Location of the Incidents
The incidents involving the oil tankers took place in the Gulf of Oman at the entrance of the Strait of Hormuz. The two vessels were reportedly located only 32 km (20 miles) from the Iranian port of Jask, which serves as a major Iranian naval base. While Iran has regularly threatened to close the Strait of Hormuz to deter threats from Washington, it has yet to act on these threats. The Strait of Hormuz - a key waterway between the Persian Gulf and the Gulf of Oman, is the world's busiest maritime oil traffic route; the strait is also the only sea passageway from the Persian Gulf to the Indian Ocean. The incidents on June 13 follow another attack that took place on May 12 near the Port of Fujairah in the United Arab Emirates (UAE). Following an investigation, Emirati officials attributed that attack to a "state actor" without naming or identifying a country or organization. The Port of Fujairah is 138 km (86 miles) south of the Strait of Hormuz and is one of the UAE's major shipping and cargo facilities.

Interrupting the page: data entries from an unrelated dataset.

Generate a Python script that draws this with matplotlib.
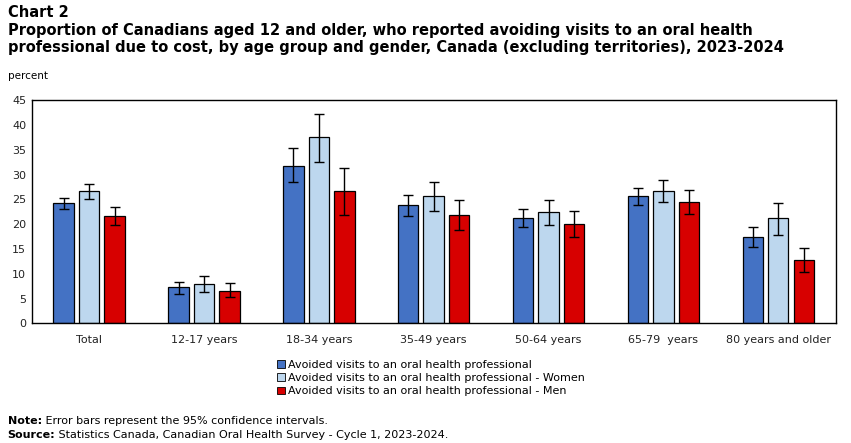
import matplotlib.pyplot as plt
import numpy as np
from matplotlib.patches import Patch

# ==== DATA ================================================================== #

groups = ["Total", "12-17 years", "18-34 years", "35-49 years",
          "50-64 years", "65-79  years", "80 years and older"]

series = ["Avoided visits to an oral health professional",
          "Avoided visits to an oral health professional - Women",
          "Avoided visits to an oral health professional - Men"]

all_val = [24.2, 7.3, 31.8, 23.8, 21.2, 25.6, 17.5]
all_lo  = [23.0, 6.0, 28.4, 21.6, 19.5, 23.8, 15.3]
all_hi  = [25.2, 8.3, 35.3, 25.8, 23.0, 27.2, 19.5]

wom_val = [26.6, 7.9, 37.5, 25.6, 22.4, 26.6, 21.2]
wom_lo  = [25.0, 6.3, 32.6, 22.6, 19.9, 24.4, 17.9]
wom_hi  = [28.0, 9.5, 42.3, 28.4, 24.8, 28.8, 24.2]

men_val = [21.6, 6.6, 26.6, 21.8, 20.1, 24.4, 12.7]
men_lo  = [19.9, 5.4, 21.8, 18.9, 17.5, 22.0, 10.3]
men_hi  = [23.4, 8.1, 31.4, 24.8, 22.6, 26.8, 15.1]

colors = ["#4472C4", "#BDD7EE", "#D70000"]

# ==== PLOT ================================================================== #

fig = plt.figure(figsize=(8.51, 4.43), dpi=100)
ax  = fig.add_axes([0.0373, 0.27, 0.9447, 0.504])

x     = np.arange(len(groups))
width = 0.178
step  = 0.222

data = [(all_val, all_lo, all_hi), (wom_val, wom_lo, wom_hi),
        (men_val, men_lo, men_hi)]

for i, (v, lo, hi) in enumerate(data):
    v  = np.array(v)
    er = [v - np.array(lo), np.array(hi) - v]
    ax.bar(x + (i - 1) * step, v, width, color=colors[i],
           edgecolor="black", linewidth=0.9, zorder=2)
    ax.errorbar(x + (i - 1) * step, v, yerr=er, fmt="none",
                ecolor="black", elinewidth=1.0, capsize=3.5,
                capthick=1.0, zorder=3)

ax.set_xlim(-0.5, len(groups) - 0.5)
ax.set_ylim(0, 45)
ax.set_yticks(range(0, 46, 5))
ax.set_xticks(x)
ax.set_xticklabels(groups)
ax.tick_params(axis="both", length=0, labelsize=8, colors="#222222")
ax.tick_params(axis="x", pad=8)
ax.tick_params(axis="y", pad=4)
for s in ax.spines.values():
    s.set_linewidth(1.0)
    s.set_color("black")

handles = [Patch(facecolor=c, edgecolor="black", linewidth=0.6)
           for c in colors]
fig.legend(handles, series, loc="upper left",
           bbox_to_anchor=(0.326, 0.188), frameon=False, fontsize=8,
           handlelength=0.65, handleheight=0.65, handletextpad=0.3,
           labelspacing=0.3, borderaxespad=0, borderpad=0)

fig.text(0.009, 0.988, "Chart 2", fontsize=10.5, fontweight="bold",
         va="top")
fig.text(0.009, 0.947,
         "Proportion of Canadians aged 12 and older, who reported avoiding"
         " visits to an oral health\nprofessional due to cost, by age group"
         " and gender, Canada (excluding territories), 2023-2024",
         fontsize=10.5, fontweight="bold", va="top", linespacing=1.1)
fig.text(0.009, 0.828, "percent", fontsize=7.5, va="center")

# footnotes: bold lead word followed by plain text
renderer = fig.canvas.get_renderer()
for y, lead, rest in [(0.049, "Note:", " Error bars represent the 95%"
                       " confidence intervals."),
                      (0.017, "Source:", " Statistics Canada, Canadian"
                       " Oral Health Survey - Cycle 1, 2023-2024.")]:
    t  = fig.text(0.009, y, lead, fontsize=8, fontweight="bold",
                  va="center")
    bb = t.get_window_extent(renderer).transformed(fig.transFigure.inverted())
    fig.text(bb.x1, y, rest, fontsize=8, va="center")

fig.savefig("out.png", dpi=100)
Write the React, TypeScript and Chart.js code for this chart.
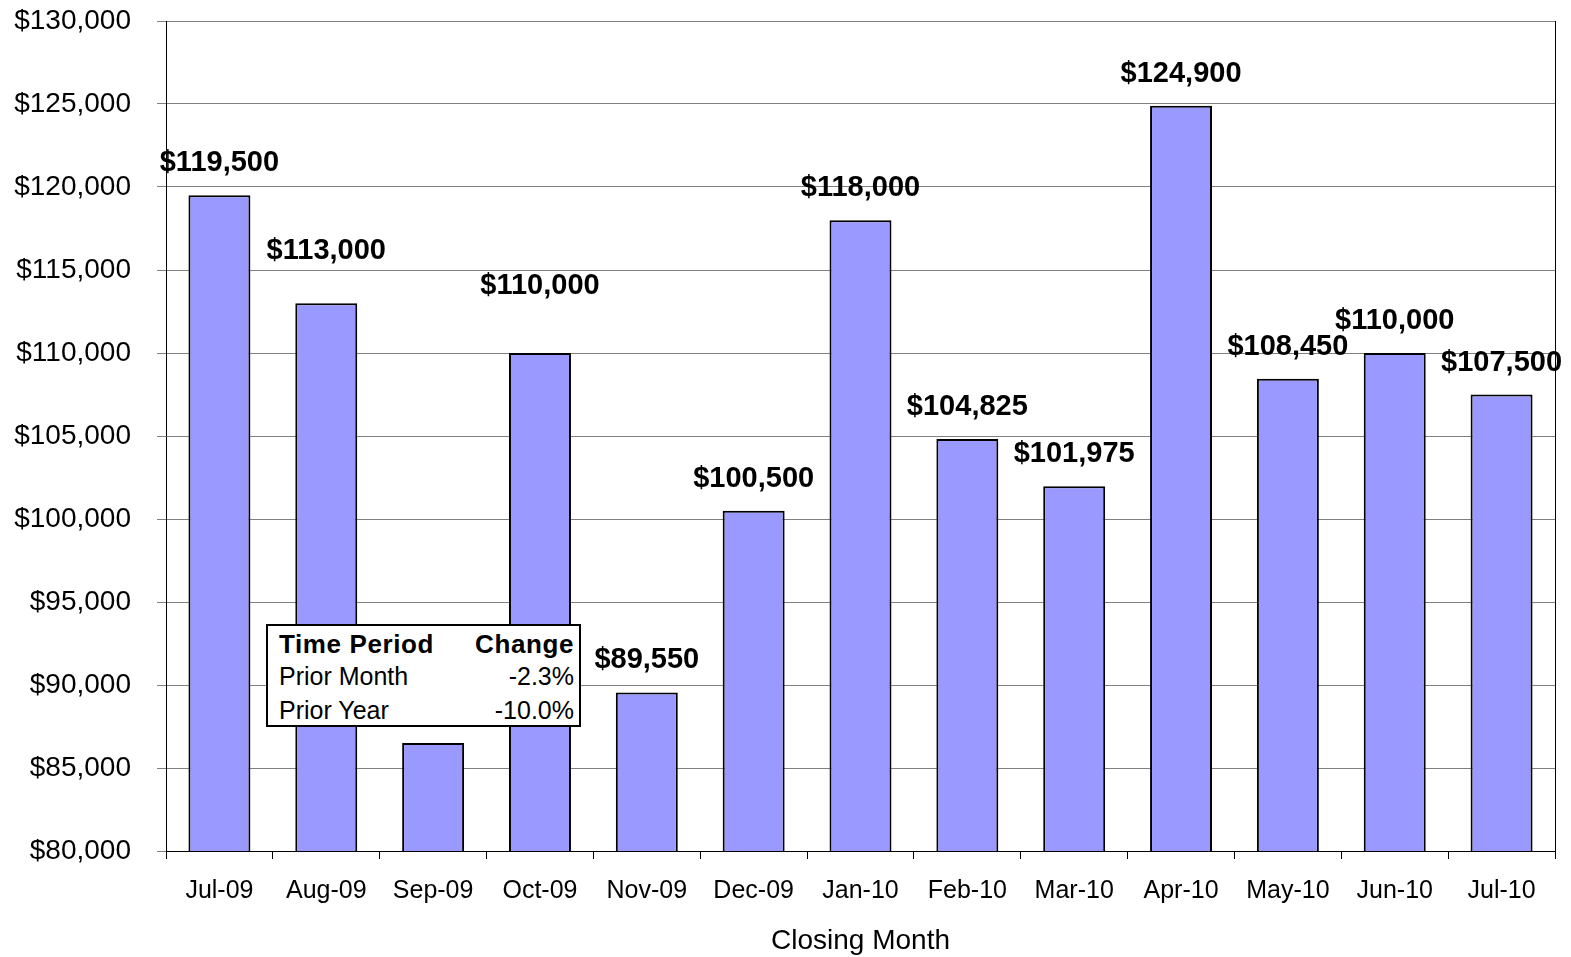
import React, { useEffect, useRef } from "react";
import { Chart, registerables } from "chart.js";

Chart.register(...registerables);

const months = ["Jul-09", "Aug-09", "Sep-09", "Oct-09", "Nov-09", "Dec-09", "Jan-10", "Feb-10", "Mar-10", "Apr-10", "May-10", "Jun-10", "Jul-10"];
const medianPrice = [119500, 113000, 86500, 110000, 89550, 100500, 118000, 104825, 101975, 124900, 108450, 110000, 107500];
const tableHeader = ["Time Period", "Change"];
const tablePeriods = ["Prior Month", "Prior Year"];
const tableChanges = ["-2.3%", "-10.0%"];

const labelLift = [0, 20, 0, 35, 0, 0, 0, 0, 0, 0, 0, 0, 0];

const FONT = "'Liberation Sans', Arial, sans-serif";

const fmt = (v: number) => "$" + v.toLocaleString("en-US");

const valueLabels = {
  id: "valueLabels",
  afterDatasetsDraw(chart: any) {
    const ctx = chart.ctx;
    const meta = chart.getDatasetMeta(0);
    ctx.save();
    ctx.font = `bold 29px ${FONT}`;
    ctx.fillStyle = "#000";
    ctx.textAlign = "center";
    ctx.textBaseline = "middle";
    meta.data.forEach((bar: any, i: number) => {
      ctx.fillText(fmt(medianPrice[i]), bar.x, bar.y - 32 - labelLift[i]);
    });
    ctx.restore();
  },
};

const rightBorder = {
  id: "rightBorder",
  afterDraw(chart: any) {
    const { ctx, chartArea } = chart;
    ctx.save();
    ctx.strokeStyle = "#000";
    ctx.lineWidth = 1;
    ctx.beginPath();
    ctx.moveTo(Math.round(chartArea.right) + 0.5, chartArea.top);
    ctx.lineTo(Math.round(chartArea.right) + 0.5, chartArea.bottom);
    ctx.stroke();
    ctx.restore();
  },
};

export default function App() {
  const ref = useRef<HTMLCanvasElement | null>(null);

  useEffect(() => {
    document.body.style.margin = "0";
    if (!ref.current) return;
    const chart = new Chart(ref.current, {
      type: "bar",
      data: {
        labels: months,
        datasets: [
          {
            data: medianPrice,
            backgroundColor: "#9999FF",
            borderColor: "#000000",
            borderWidth: 2,
            barPercentage: 0.58,
            categoryPercentage: 1,
          },
        ],
      },
      options: {
        animation: false,
        responsive: false,
        maintainAspectRatio: false,
        layout: { padding: { top: 21, right: 16, left: 0, bottom: 0 } },
        plugins: {
          legend: { display: false },
          tooltip: { enabled: false },
        },
        scales: {
          x: {
            grid: {
              offset: true,
              drawOnChartArea: false,
              drawTicks: true,
              tickLength: 8,
              color: "#000",
            },
            border: { display: true, color: "#000", width: 1 },
            ticks: {
              color: "#000",
              font: { family: FONT, size: 25 },
              padding: 17,
              maxRotation: 0,
              autoSkip: false,
            },
            title: {
              display: true,
              text: "Closing Month",
              color: "#000",
              font: { family: FONT, size: 28, lineHeight: 1 },
              padding: { top: 0, bottom: 2 },
            },
            afterFit: (scale: any) => {
              scale.height = 106;
            },
          },
          y: {
            min: 80000,
            max: 130000,
            grid: {
              color: "#808080",
              lineWidth: 1,
              drawTicks: true,
              tickLength: 9,
            },
            border: { display: true, color: "#000", width: 1 },
            ticks: {
              stepSize: 5000,
              color: "#000",
              font: { family: FONT, size: 28 },
              padding: 26,
              callback: (v: any) => fmt(Number(v)),
            },
            afterFit: (scale: any) => {
              scale.width = 166;
              scale.paddingTop = 0;
              scale.paddingBottom = 0;
            },
          },
        },
      },
      plugins: [valueLabels, rightBorder],
    });
    return () => chart.destroy();
  }, []);

  const cell: React.CSSProperties = { position: "absolute", whiteSpace: "nowrap", lineHeight: "1" };

  return (
    <div style={{ position: "relative", width: 1571, height: 957, fontFamily: FONT }}>
      <canvas ref={ref} width={1571} height={957} style={{ display: "block" }} />
      <div
        style={{
          position: "absolute",
          left: 266,
          top: 624,
          width: 315,
          height: 103,
          boxSizing: "border-box",
          border: "2.5px solid #000",
          background: "#fff",
          color: "#000",
        }}
      >
        <span style={{ ...cell, left: 11, top: 5, fontWeight: "bold", fontSize: 26, letterSpacing: 0.6 }}>{tableHeader[0]}</span>
        <span style={{ ...cell, right: 5, top: 5, fontWeight: "bold", fontSize: 26, letterSpacing: 0.6 }}>{tableHeader[1]}</span>
        {tablePeriods.map((p, i) => (
          <React.Fragment key={p}>
            <span style={{ ...cell, left: 11, top: 38 + i * 34, fontSize: 25 }}>{p}</span>
            <span style={{ ...cell, right: 5, top: 38 + i * 34, fontSize: 25 }}>{tableChanges[i]}</span>
          </React.Fragment>
        ))}
      </div>
    </div>
  );
}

Tensions have been rising between Washington and Tehran since the US pulled out of the 2015 Iran nuclear deal in May 2018. The US has been targeting major Iranian commercial and military entities in an attempt to encourage Iran to put an end to its regional involvements in places such as Syria, Iraq, Lebanon, and Yemen, and to end its ballistic missile program, as well as cease its ambitions of pursuing nuclear capabilities. In April, Washington designated the Islamic Revolutionary Guard Corps (IRGC) as a foreign terrorist organization (FTO) and has penalized several IRGC-linked commercial companies. For example, on June 7, the US Department of the Treasury sanctioned Iran's Persian Gulf Petrochemical Industries Company (PGPIC) for providing financial assistance to the IRGC. The US also sanctioned 39 subsidiary companies that are linked to the PGPIC and foreign-based sales representatives. According to a statement from the US government, the PGPIC is responsible for 40 percent of Iran's petrochemical production capacity and 50 percent of the country's exports. Elevated tensions and bellicose rhetoric has made many actors, including the US government and its allies, blame the oil tanker explosions on Tehran and its allies.
There is no proof or evidence implicating or linking Iran or its allies to the incidents. While the Al-Houthi rebel group in Yemen continues to launch missile and drone attacks against Saudi civilian, military, and commercial targets, the group has not claimed responsibility for the June 13 incidents or the May 12 attacks. It is highly unlikely that the Al-Houthis have this kind of capability within their arsenal. While the IRGC regularly issues statements saying they would welcome a confrontation with the US, the administration of President Hassan Rouhani does not want to escalate tensions to the point of a direct war. Tehran is faced with a myriad of major problems, including a weakening economy and growing public discontent.
On June 12, Japanese Prime Minister Shinzo Abe arrived in Tehran for a two-day official visit to de-escalate tensions between Washington and Tehran. Iranian officials reportedly called on Prime Minister Abe to encourage the US to ease its economic sanctions on Iran. The attack on the Japanese vessel took place as Prime Minister Abe and Iranian Supreme Leader Ayatollah Ali Khamenei were in a meeting. Abe's visit to Iran is of historical significance; no Japanese prime minister has visited the country in the last four decades since Prime Minster Takeo Fukuda's visit in 1978. Tehran and Tokyo have historically maintained friendly diplomatic relations. Japan has had significant investments in the country and is one of the major importers of Iranian crude oil; it was one of the few countries that had been granted sanctions waivers to import Iranian crude oil until the US ended them in early May. Japan is perhaps one of the few countries that is in a position to ease tensions between Washington and Tehran due to its ties to both countries. Tehran is thus highly unlikely to have attacked a Japanese vessel and jeopardize relations with such a country.
What to Expect Next
Unless the perpetrators of these attacks and incidents are identified, such incidents could persist. These attacks will not only have a direct impact on energy supply operations but also on the stability and security of the entire Gulf region. Approximately 40 percent of the seaborne oil crude is transited through the Strait of Hormuz; therefore, insecurity in this key waterway would have a direct impact on the global supply of oil and disrupt shipping operations. In light of these recent incidents, companies involved in shipping and the transportation of commodities through the Strait of Hormuz should institute additional protective measures and mechanisms. As commercial vessels are not equipped with military weaponry and technology, shipping companies may have to rely on their countries' navies to accompany them to ensure safety.